I take Adderall too. I know it can be a real bitch having all those pills in your possession knowing you can take as many as you want anytime you want when you first get them filled, until you have no more and run out way too early! I don't have this problem so much with my Adderall as I do with my klonopin, or did. I have taken klonopin for years and when I started taking them I would act irresponsible with them and take way more than I was prescribed, mainly I think because klonopin after taking a few gives me this "i don't care about anything" feeling and after I would take a few I would just keep taking them whenever I had a new script then I would run out early or have to take like 1/4 of my normal dose for a week or so before I could get more from my doctor and my pharmacy would fill another script for them. It got so bad I had to have my mom hold them for me. Once I did that I was fine, and learned to control my self, and now I am much more responsible with my meds than I was. Because I know if I over do it and take more than I am scripted its gonna suck when I run out and cant get anymore and have to go without them, just ask a reliable family member or someone you trust to hold them for you! it will help.
 
-I do try to not look at the clock but I'm constantly monitoring/aware of how I'm feeling & when I feel like it's wearing off I check the time to see if It's been long enough to take another one. More often than not atually the clock says it hasn't even been 4 or 2 hours yet.

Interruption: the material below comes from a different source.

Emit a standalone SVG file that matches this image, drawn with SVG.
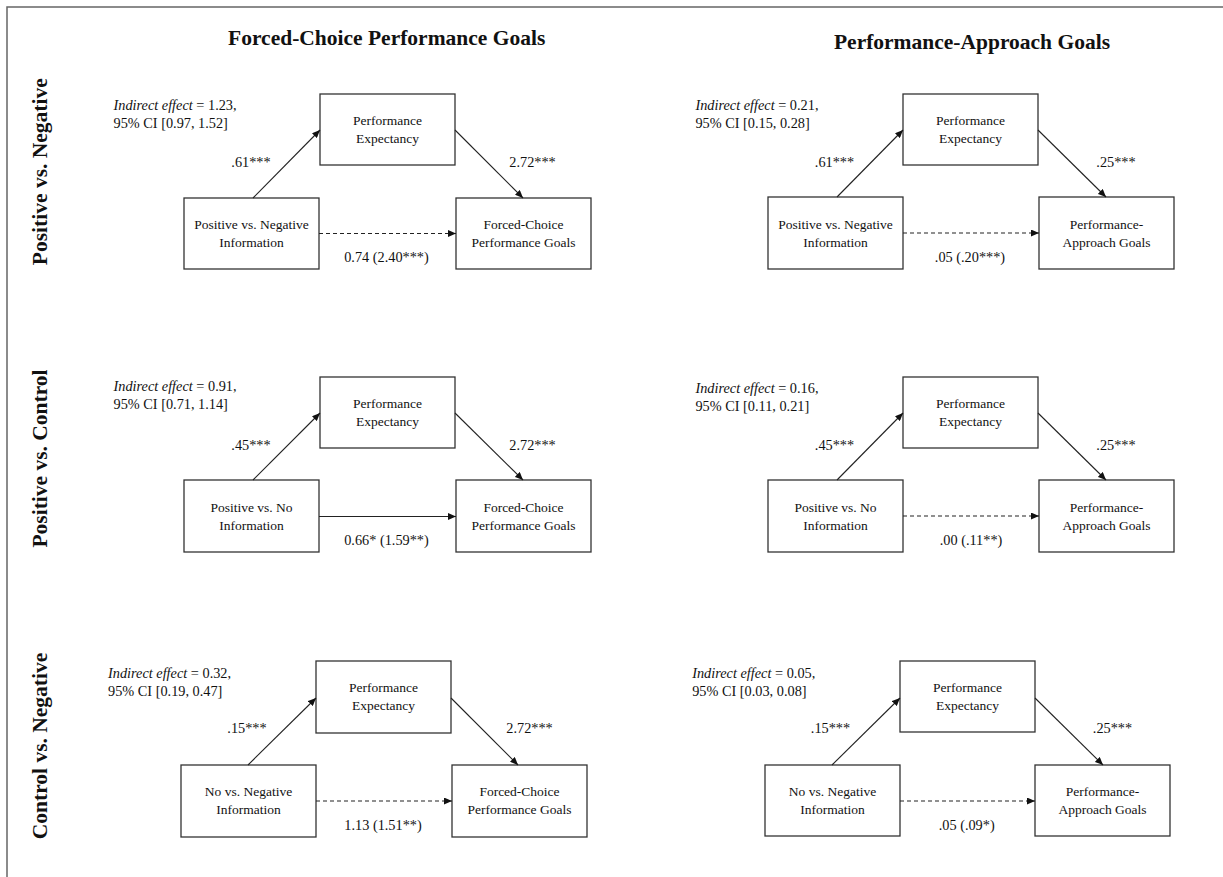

-I take more because when it wears off I "crash"- I feel burnout, tired & I need to keep going (ex: at work)

-I thought about buying the time lock pill organizer but honestly I know I'll find a way to cheat it.

-I live with my parents but they arn't an option because I don't want them to know my "secret" about I use up my prescription in 2 weeks. My dad can always tell, mostly because he himself was an addict and alcoholic. & I have to keep my meds hidden or on me at all times because he's stolen my pills before.
-I am WAY too scared to tell my doctor. I just know that she will be angry and discontinue prescribing me adderall if she finds out I abuse them. Besides, every monthly visit with her for the past 3 years I put on an act like everything is fine and my meds are working etc.
I know that she'll be like "you have been lying to me."


I know that only I myself am in control of all of this. But that's my biggest problem. I've even been looking up books to teach myself self-control and willpower. If I had those two things I'd be fine!
 
I take Adderall too. I know it can be a real bitch having all those pills in your possession knowing you can take as many as you want

Yea... I can't take that feeling. I would find a way in.

Should probably try to get a job trying to crack safes for a company like liberty.
All they'd have to do is roll a bottle of 30s in and tell me they're mine if I can get to them.

...
 
Dude I just got a refill and I told the pharmacy to only give me 5 dollars worth of pills. just tell them "how much pills can I get with 5 bucks?" A month and I'll e tempted to use all of them just to get my moneys worth.

My mom snitched to the doc that I was acting psychotic bipolar. so he cut me off dexedrine but I still got myold Adderall press refill lol he forgot so I've been using that. I have to go back to my doc and perform damage control eventually. Adderall come down is hella Wack.